Wall Street won't let Trump steal the election
What recent American history suggests about a potential crisis of democracy
The megabank JPMorgan told clients this week that "in the event of a [Joe] Biden victory, it is unclear what an antagonistic transfer of power would look like." It's a comment — hardly reassuring — that was likely provoked by President Trump again declining to commit to a peaceful transition of presidential power if he loses to the Democratic nominee in November.
Or maybe December. Well, we better hope it's no later — December 14, to be specific. That's when the Electoral College electors meet to cast their ballots for president and vice president. And plenty of the scary electoral scenarios now swirling about concern that process. In "The Election That Could Break America," Barton Gellman, a staff writer at The Atlantic, reports that President Trump's "state and national legal teams are already laying the groundwork for post-election maneuvers that would circumvent the results of the vote count in battleground states." This could result in a chaotic Electoral College vote, perhaps finally settled by Vice President Mike Pence. "To a modern democratic sensibility, discarding the popular vote for partisan gain looks uncomfortably like a coup, whatever license may be found for it in law," Gellman writes.

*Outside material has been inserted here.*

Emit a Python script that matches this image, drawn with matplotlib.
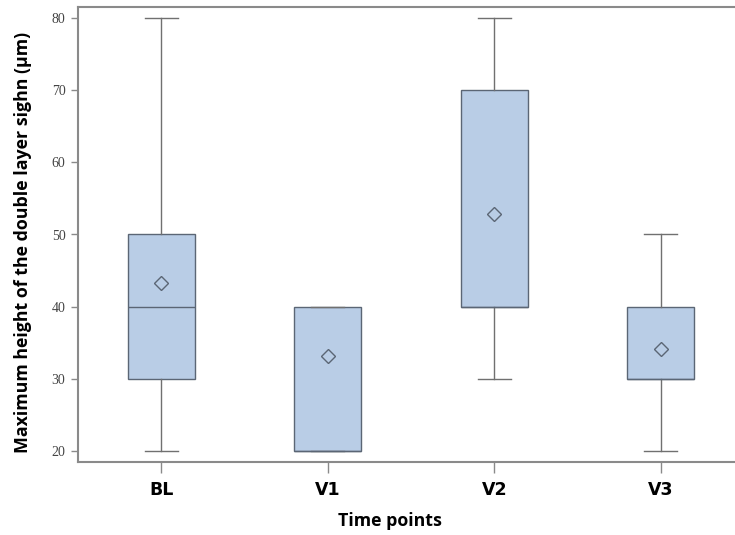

Among the other chaotic scenarios being floated as realistic possibilities are things like a long delay before all votes are counted, a replay of the 2000 Florida recount but in multiple states, and candidates claiming premature victory. But what Gellman describes is much closer to the extralegal "Trump refuses to leave" scenarios that some Democrats imagine ends with the Secret Service dragging the 45th president from the White House — perhaps with the just-inaugurated 46th looking on and shaking his head.
There is, however, a key difference between a chaotic election — something like 2000 but crazier — and an election that is widely perceived as fundamentally illegal and illegitimate. #FakePresident. And it's my guess Wall Street would also view that as a key difference. In recent weeks, Washington analysts have been paying a lot more attention to the potential financial fallout from an election where the winner isn't known for some time.

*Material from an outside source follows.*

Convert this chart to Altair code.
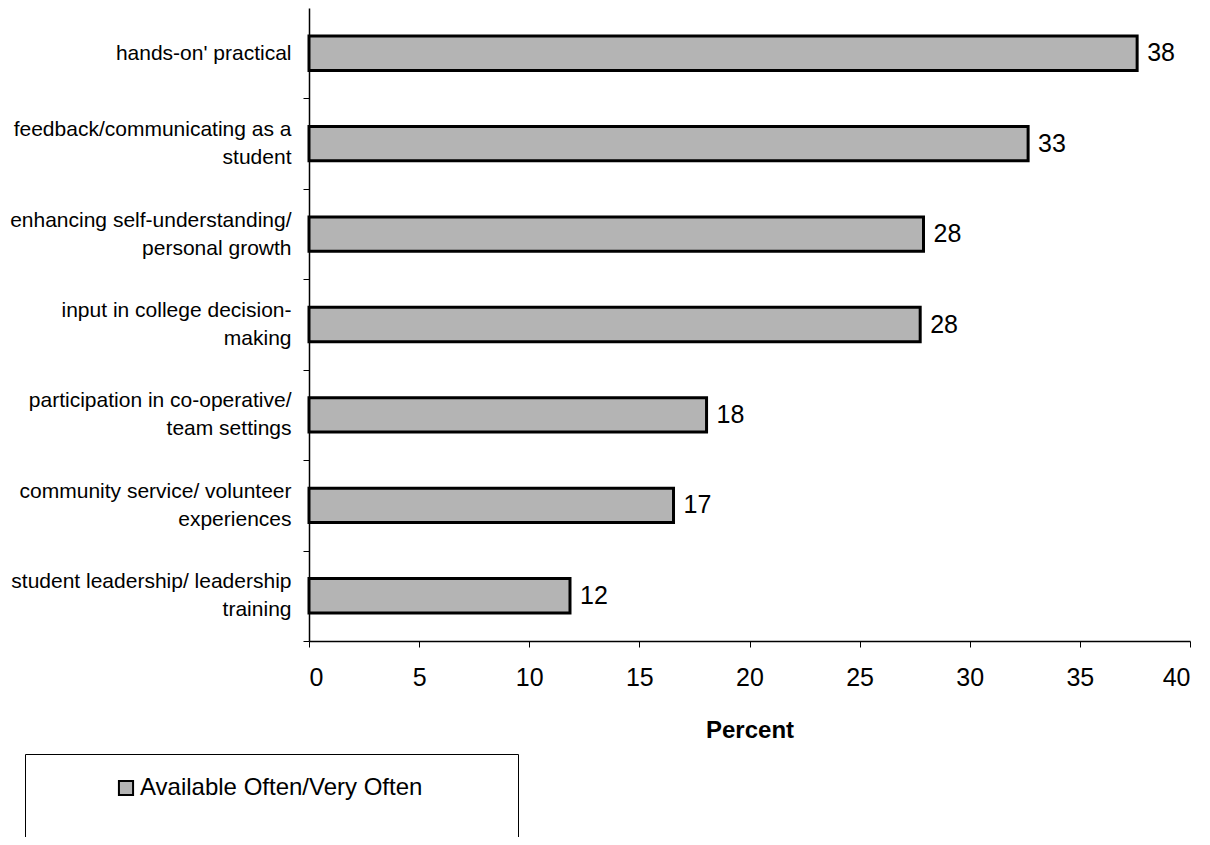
import altair as alt
import pandas as pd

FONT = "Liberation Sans"

categories = [
    "hands-on' practical",
    "feedback/communicating as a\nstudent",
    "enhancing self-understanding/\npersonal growth",
    "input in college decision-\nmaking",
    "participation in co-operative/\nteam settings",
    "community service/ volunteer\nexperiences",
    "student leadership/ leadership\ntraining",
]
values = [37.6, 32.65, 27.9, 27.75, 18.05, 16.55, 11.85]
value_labels = ["38", "33", "28", "28", "18", "17", "12"]
series_name = "Available Often/Very Often"
x_ticks = [0, 5, 10, 15, 20, 25, 30, 35, 40]

df = pd.DataFrame({
    "category": categories,
    "value": values,
    "label": value_labels,
    "series": [series_name] * len(categories),
})

NBSP = "\u00a0"
ZWSP = "\u200b"

y_enc = alt.Y(
    "category:N",
    sort=None,
    title=None,
    scale=alt.Scale(paddingInner=0.62, paddingOuter=0.31),
    axis=alt.Axis(
        labelExpr="indexof(datum.label, '\\n') >= 0 ? "
                  "[split(datum.label, '\\n')[0], '" + ZWSP + "', split(datum.label, '\\n')[1]] : ['" + ZWSP + "', datum.label]",
        labelOffset=-59.2,
        labelLineHeight=14,
        ticks=True,
        tickOffset=45.2,
        labelFont=FONT,
        labelFontSize=21,
        labelPadding=12,
        labelLimit=400,
        labelColor="black",
        tickSize=6,
        tickColor="black",
        domainColor="black",
        domainWidth=1.5,
        grid=False,
    ),
)

x_enc = alt.X(
    "value:Q",
    title="Percent",
    scale=alt.Scale(domain=[0, 40], nice=False),
    axis=alt.Axis(
        values=x_ticks,
        labelFont=FONT,
        labelFontSize=25,
        labelColor="black",
        labelPadding=18,
        tickSize=6,
        tickColor="black",
        domainColor="black",
        domainWidth=1.5,
        grid=False,
        titleFont=FONT,
        titleFontSize=24,
        titleFontWeight="bold",
        titleColor="black",
        titlePadding=28,
    ),
)

bars = alt.Chart(df).mark_bar(stroke="black", strokeWidth=3).encode(
    x=x_enc,
    y=y_enc,
    color=alt.Color(
        "series:N",
        scale=alt.Scale(range=["#b4b4b4"]),
        legend=alt.Legend(
            title=" ",
            titleOrient="bottom",
            titlePadding=60,
            titleFontSize=20,
            orient="none",
            legendX=-284,
            legendY=746,
            padding=22,
            strokeColor="black",
            fillColor="white",
            symbolType="square",
            symbolSize=200,
            symbolOffset=67,
            symbolStrokeColor="black",
            symbolStrokeWidth=2,
            labelOffset=2,
            labelFont=FONT,
            labelFontSize=24,
            labelColor="black",
            labelLimit=600,
            labelExpr="datum.label + '" + NBSP * 11 + ZWSP + "'",
        ),
    ),
)

text = alt.Chart(df).mark_text(
    align="left", baseline="middle", dx=10, font=FONT, fontSize=25, color="black"
).encode(
    x=alt.X("value:Q"),
    y=alt.Y("category:N", sort=None),
    text="label:N",
)

chart = (
    alt.layer(bars, text)
    .properties(
        width=881,
        height=633,
        autosize=alt.AutoSizeParams(type="none"),
        padding={"left": 301, "top": 0, "right": 12, "bottom": 196},
        background="white",
    )
    .configure_view(stroke=None)
)

chart.save("out.html", embed_options={"renderer": "svg", "actions": False})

A review of 2000 should be encouraging. Despite national anxiety over George W. Bush vs. Al Gore and the Florida recount, the whole affair was pretty much a non-event for Wall Street. A recent analysis from the widely followed research firm Cornerstone Macro notes that the stock market had been falling before the election, kept falling during the six weeks of political uncertainty, and continued its downward trajectory after the U.S. Supreme Court decided in Bush's favor. If election uncertainty had been a big factor driving the markets lower, the final ruling should have probably nudged markets higher. But there was no "relief rally," suggesting markets were paying a lot more attention to the slowing national economy.
But what if President Clinton had stepped in, declared some sort of national emergency, and appointed Gore his successor? I think there's good reason to think financial markets would have gone haywire at such a constitutional breach. And I think that would also happen today under any scenario that smells like a coup. U.S. stock and bonds make for great investments because America is a rich, powerful, and productive country. But not just that. It's also a politically stable and democratic country where the primacy of the rule of law gives investors certainty. The most recent World Economic Forum competitiveness report ranks the U.S. 12th globally for "checks and balances" or governance. This includes things such as judicial independence and freedom of the press. A new analysis by Sangai Bhagat, a finance professor at the University of Colorado, Boulder, also finds a "significant positive relationship" between economic growth and the rule of law in a country, which includes things like the quality of contract enforcement, property rights, the police, and the courts.
A legally dubious election might make investors fundamentally rethink America's economic potential and financial worth, much like the end of the Cold War encouraged investors to value America much more highly, as represented by the stock market's price-to-earnings ratio. A reasonable scenario is that any 2020 funny business would send global markets reeling, particularly stocks. And the recent political history of the United States suggests Washington would pay close attention. During the global financial crisis, Congress approved a massive bank bailout in October 2008 just a few days after a downvote caused markets to plunge. Many investors also believe — or at least they did at the time — that Washington decided to bail out AIG in September that same year after declining to rescue Lehman Brothers a day earlier because the decision sent stocks tumbling.
Financial crisis 2008, meet political crisis 2020 — and the market reaction might be much the same. With the economy still recovering from the pandemic, the last thing it would need to end the year is a financial collapse to match the political chaos. If that happened, one could imagine the tremendous pressure every rich political donor in the country — not to mention all us with a 401k — would bring on Trump, if he were widely perceived as the loser, to concede or otherwise obey any legal rulings. Don't worry Democrats, Wall Street has your back. Probably.